In the documentary, West and Cohen return to many of Ginsburg’s iconic cases when she was an attorney, including six argued before the Supreme Court. In their interview time with her, the filmmakers asked Ginsburg to recite some of these historic passages.

“Her memory is unbelievable, particularly for law-related issues,” Cohen says.

“We were having her re-read her oral arguments before the court from the 1970s. In some cases, we had cut out a phrase or a sentence here and there because we knew we were going to be editing it down. She always noticed that. Then she would insert the three or four words that had actually been included [in the historical record].”

Unlike a more traditional biography, RBG bounces between moments from Ginsburg’s life before and after her nomination to the Supreme Court.

Film editor Carla Gutierrez proposed that the filmmakers use her 1993 confirmation hearing, in front of some familiar U.S. senators, as a centrepiece. President Bill Clinton, who appointed her, was also interviewed for the film.

“This is a woman who has had many decades of important public life,” West says, “and we wanted to keep them all in mind throughout this story.”

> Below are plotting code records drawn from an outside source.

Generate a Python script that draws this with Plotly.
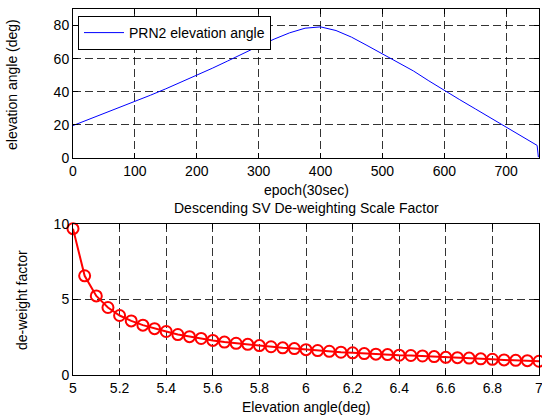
import plotly.graph_objects as go

# --- data ---
epoch = [0, 25, 50, 75, 100, 125, 150, 175, 200, 225, 250, 275, 300, 325, 350,
         375, 395, 400, 425, 450, 475, 500, 525, 550, 575, 600, 625, 650, 675,
         700, 725, 750, 752]
elev = [19.6, 23.2, 26.8, 30.4, 34.1, 37.9, 41.8, 45.8, 49.8, 54.2, 58.6, 63.2,
        67.6, 71.8, 75.6, 78.4, 79.3, 79.2, 77.0, 73.0, 68.0, 62.8, 57.6, 52.6,
        46.6, 40.7, 35.2, 29.7, 24.2, 18.8, 13.2, 7.6, 0.5]

elev_angle = [round(5 + 0.05 * i, 2) for i in range(41)]
deweight = [9.69, 6.57, 5.24, 4.47, 3.94, 3.58, 3.30, 3.07, 2.88, 2.68, 2.54,
            2.42, 2.29, 2.18, 2.10, 2.03, 1.95, 1.87, 1.80, 1.75, 1.68, 1.62,
            1.57, 1.51, 1.47, 1.42, 1.38, 1.35, 1.31, 1.29, 1.26, 1.22, 1.17,
            1.15, 1.12, 1.07, 1.04, 1.00, 0.97, 0.95, 0.91]

top_xticks = [0, 100, 200, 300, 400, 500, 600, 700]
top_yticks = [0, 20, 40, 60, 80]
bot_xticks = [5, 5.2, 5.4, 5.6, 5.8, 6, 6.2, 6.4, 6.6, 6.8, 7]
bot_xlabels = ["5", "5.2", "5.4", "5.6", "5.8", "6", "6.2", "6.4", "6.6", "6.8", "7"]
bot_yticks = [0, 5, 10]

W, H = 542, 417
L, R, T, B = 73, 3, 9, 42
PH = H - T - B
FONT = "Liberation Sans, Arial, sans-serif"
FS = 14


def py(ypix):
    """pixel row -> fraction of plot area (from bottom)"""
    return (H - B - ypix) / PH


def ppx(xpix):
    return (xpix - L) / (W - L - R)


fig = go.Figure()
fig.add_trace(go.Scatter(x=epoch, y=elev, mode="lines", name="PRN2 elevation angle",
                         line=dict(color="rgb(0,0,255)", width=1),
                         xaxis="x", yaxis="y"))
fig.add_trace(go.Scatter(x=elev_angle, y=deweight, mode="lines+markers",
                         showlegend=False,
                         line=dict(color="rgb(255,0,0)", width=2),
                         marker=dict(symbol="circle-open", size=11, color="rgb(255,0,0)",
                                     line=dict(width=2, color="rgb(255,0,0)")),
                         xaxis="x2", yaxis="y2", cliponaxis=False))

axcommon = dict(showline=True, linecolor="black", linewidth=1, mirror="ticks",
                ticks="inside", ticklen=5, tickcolor="black",
                showgrid=True, gridcolor="rgba(0,0,0,0.8)", griddash="8px,4px",
                gridwidth=1, zeroline=False, automargin=False,
                ticklabeloverflow="allow",
                tickfont=dict(family=FONT, size=FS, color="black"))

fig.update_layout(
    width=W, height=H,
    margin=dict(l=L, r=R, t=T, b=B),
    paper_bgcolor="white", plot_bgcolor="white",
    font=dict(family=FONT, size=FS, color="black"),
    xaxis=dict(domain=[0, 1], anchor="y", range=[0, 753], tickvals=top_xticks,
               **axcommon),
    yaxis=dict(domain=[py(158), py(9)], anchor="x", range=[0, 90],
               tickvals=top_yticks, **axcommon),
    xaxis2=dict(domain=[0, 1], anchor="y2", range=[5, 7], tickvals=bot_xticks,
                ticktext=bot_xlabels, **axcommon),
    yaxis2=dict(domain=[0, py(224)], anchor="x2", range=[0, 10],
                tickvals=bot_yticks, **axcommon),
    legend=dict(x=ppx(78), y=py(16), xanchor="left", yanchor="top",
                bgcolor="white", bordercolor="black", borderwidth=1,
                font=dict(family=FONT, size=FS, color="black"),
                itemwidth=40, tracegroupgap=0),
    annotations=[
        dict(text="epoch(30sec)", x=0.5, y=py(190), xref="paper", yref="paper",
             xanchor="center", yanchor="middle", showarrow=False),
        dict(text="Descending SV De-weighting Scale Factor", x=0.5, y=py(208),
             xref="paper", yref="paper", xanchor="center", yanchor="middle",
             showarrow=False),
        dict(text="Elevation angle(deg)", x=0.5, y=py(407), xref="paper", yref="paper",
             xanchor="center", yanchor="middle", showarrow=False),
        dict(text="elevation angle (deg)", x=ppx(12), y=py(84), xref="paper",
             yref="paper", xanchor="center", yanchor="middle", textangle=-90,
             showarrow=False),
        dict(text="de-weight factor", x=ppx(22), y=py(300), xref="paper",
             yref="paper", xanchor="center", yanchor="middle", textangle=-90,
             showarrow=False),
    ],
)

fig.write_html("out.html",
               config={"displayModeBar": False},
               post_script="document.body.style.margin='0';"
                           "document.body.style.overflow='hidden';")
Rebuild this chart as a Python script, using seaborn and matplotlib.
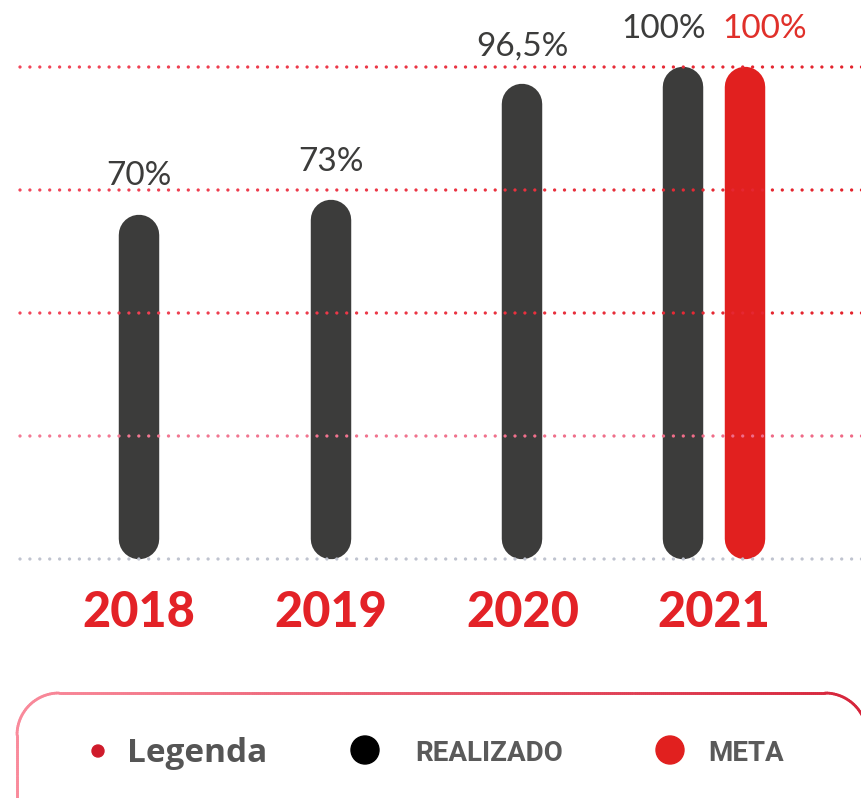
import numpy as np
import pandas as pd
import matplotlib
matplotlib.use("Agg")
import matplotlib.pyplot as plt
import seaborn as sns
from matplotlib.patches import Circle
from matplotlib.collections import LineCollection
from matplotlib.colors import LinearSegmentedColormap

# ---------------- data ----------------
anos = ["2018", "2019", "2020", "2021"]
realizado = [70, 73, 96.5, 100]
rotulos_realizado = ["70%", "73%", "96,5%", "100%"]
meta_anos = ["2021"]
meta = [100]
rotulos_meta = ["100%"]
grade = [0, 25, 50, 75, 100]
serie_nomes = ["REALIZADO", "META"]
titulo_legenda = "Legenda"

# ---------------- style ----------------
sns.set_theme(style="white")
plt.rcParams["font.family"] = ["Lato", "DejaVu Sans"]

COR_REAL = "#3c3c3b"
COR_META = "#e1201f"
palette = {"REALIZADO": COR_REAL, "META": COR_META}
label_cor = {"REALIZADO": "#3c3c3b", "META": "#e0302a"}

rows = []
for a, v, r in zip(anos, realizado, rotulos_realizado):
    rows.append(dict(ano=a, serie="REALIZADO", valor=v, rotulo=r))
for a, v, r in zip(meta_anos, meta, rotulos_meta):
    rows.append(dict(ano=a, serie="META", valor=v, rotulo=r))
df = pd.DataFrame(rows)
idx = {a: i for i, a in enumerate(anos)}
df["n"] = df.groupby("ano")["serie"].transform("count")
df["k"] = df.groupby("ano").cumcount()
DODGE = 0.162
df["off"] = (df["k"] - (df["n"] - 1) / 2) * 2
df["pos"] = df["ano"].map(idx) + df["off"] * DODGE

W, H = 861, 798
fig = plt.figure(figsize=(W / 100, H / 100), dpi=100)
ax = fig.add_axes([18 / W, (H - 559) / H, 843 / W, 492 / H])

BAR_W = 0.211
uniq = np.unique(df["pos"])
native = np.min(np.diff(uniq))
sns.barplot(data=df, x="pos", y="valor", hue="serie", hue_order=serie_nomes,
            palette=palette, native_scale=True, dodge=False,
            width=BAR_W / native, errorbar=None, legend=False,
            saturation=1, ax=ax)

ax.set_xlim(-0.631, 3.766)
ax.set_ylim(grade[0], grade[-1])
ax.set_axis_off()

# rounded bars: replace seaborn rectangles by round-capped strokes
p0 = ax.transData.transform((0, 0))
p1 = ax.transData.transform((1, 1))
xpx = p1[0] - p0[0]
ypx = p1[1] - p0[1]
for p in list(ax.patches):
    x0, w, h = p.get_x(), p.get_width(), p.get_height()
    fc = p.get_facecolor()
    p.remove()
    wpx = w * xpx
    r_data = (wpx / 2) / ypx
    ax.plot([x0 + w / 2, x0 + w / 2], [r_data, h - r_data], color=fc,
            lw=wpx * 0.72, solid_capstyle="round", zorder=2, clip_on=False)

# dotted gradient gridlines (drawn above bars, like the reference)
grid_cols = {
    100: ("#f2465a", "#e3222b"),
    75: ("#f2465a", "#e3222b"),
    50: ("#f2465a", "#e3222b"),
    25: ("#f27a94", "#ee6a86"),
    0: ("#bfc3cf", "#bfc3cf"),
}
ax_px = 843
xs = (np.arange(0, ax_px, 9.9) + 2) / ax_px
for g in grade:
    c0, c1 = grid_cols[g]
    cmap = LinearSegmentedColormap.from_list("g", [c0, c1])
    ax.scatter(xs, np.full_like(xs, g), s=5.5, c=cmap(xs), marker="o",
               linewidths=0, transform=ax.get_yaxis_transform(),
               zorder=3, clip_on=False)

# value labels
for _, r in df.iterrows():
    ax.annotate(r["rotulo"], xy=(r["pos"], r["valor"]),
                xytext=(r["off"] * 14, 21), textcoords="offset points",
                ha="center", va="baseline", fontsize=24,
                color=label_cor[r["serie"]], zorder=4, annotation_clip=False)

# year labels
for a in anos:
    ax.text(idx[a], -0.138, a, transform=ax.get_xaxis_transform(),
            ha="center", va="baseline", fontsize=35, fontweight="black",
            color="#e32227")

# ---------------- legend box ----------------
ov = fig.add_axes([0, 0, 1, 1])
ov.set_xlim(0, W)
ov.set_ylim(H, 0)
ov.set_axis_off()
ov.patch.set_alpha(0)


def rounded_rect(x0, y0, x1, y1, r, step=2.0):
    pts = []

    def line(a, b):
        n = max(int(np.hypot(b[0] - a[0], b[1] - a[1]) / step), 2)
        t = np.linspace(0, 1, n)
        return np.column_stack([a[0] + (b[0] - a[0]) * t, a[1] + (b[1] - a[1]) * t])

    def arc(cx, cy, t0, t1):
        t = np.radians(np.linspace(t0, t1, 30))
        return np.column_stack([cx + r * np.cos(t), cy + r * np.sin(t)])

    pts.append(line((x0 + r, y0), (x1 - r, y0)))
    pts.append(arc(x1 - r, y0 + r, -90, 0))
    pts.append(line((x1, y0 + r), (x1, y1 - r)))
    pts.append(arc(x1 - r, y1 - r, 0, 90))
    pts.append(line((x1 - r, y1), (x0 + r, y1)))
    pts.append(arc(x0 + r, y1 - r, 90, 180))
    pts.append(line((x0, y1 - r), (x0, y0 + r)))
    pts.append(arc(x0 + r, y0 + r, 180, 270))
    return np.vstack(pts)


bx0, by0, bx1, by1 = 17, 693, 867, 860
pts = rounded_rect(bx0, by0, bx1, by1, 42)
segs = np.stack([pts[:-1], pts[1:]], axis=1)
mids = (segs[:, 0, 0] + segs[:, 1, 0]) / 2
bcmap = LinearSegmentedColormap.from_list("b", ["#f98a9b", "#d6243a"])
lc = LineCollection(segs, colors=bcmap((mids - bx0) / (bx1 - bx0)),
                    linewidths=2.0, capstyle="round")
ov.add_collection(lc)

ov.add_patch(Circle((98, 751), 6, color="#cf1b2b"))
ov.text(127, 762, titulo_legenda, fontsize=24, fontweight="bold",
        color="#555555", family=["Open Sans", "DejaVu Sans"],
        ha="left", va="baseline")
leg_pos = {"REALIZADO": (365, 415), "META": (670, 708)}
leg_swatch = {"REALIZADO": "#000000", "META": COR_META}
for s in serie_nomes:
    cx, tx = leg_pos[s]
    ov.add_patch(Circle((cx, 750), 14, color=leg_swatch[s]))
    ov.text(tx, 761, s, fontsize=20, fontweight="bold", color="#5a5a5a",
            family=["Roboto", "DejaVu Sans"], ha="left", va="baseline")

fig.savefig("out.png", dpi=100)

RBG isn’t even the only film on this subject to come out this year. The biopic On the Basis of Sex, starring Felicity Jones as a 1970s-era Ginsburg and directed by Mimi Leder (The Leftovers), is due in cinemas this November – and reportedly contains a cameo from Ginsburg.

Cohen and West say they are interested in making another film that chronicles the life and times of a ground-breaking woman, although they are coy about which courageous figure (or figures) they have in mind.

“It’s a shame that these stories haven’t been told before,” West says of these unsung histories. “Yet, it’s an opportunity for storytellers and filmmakers to find their stories.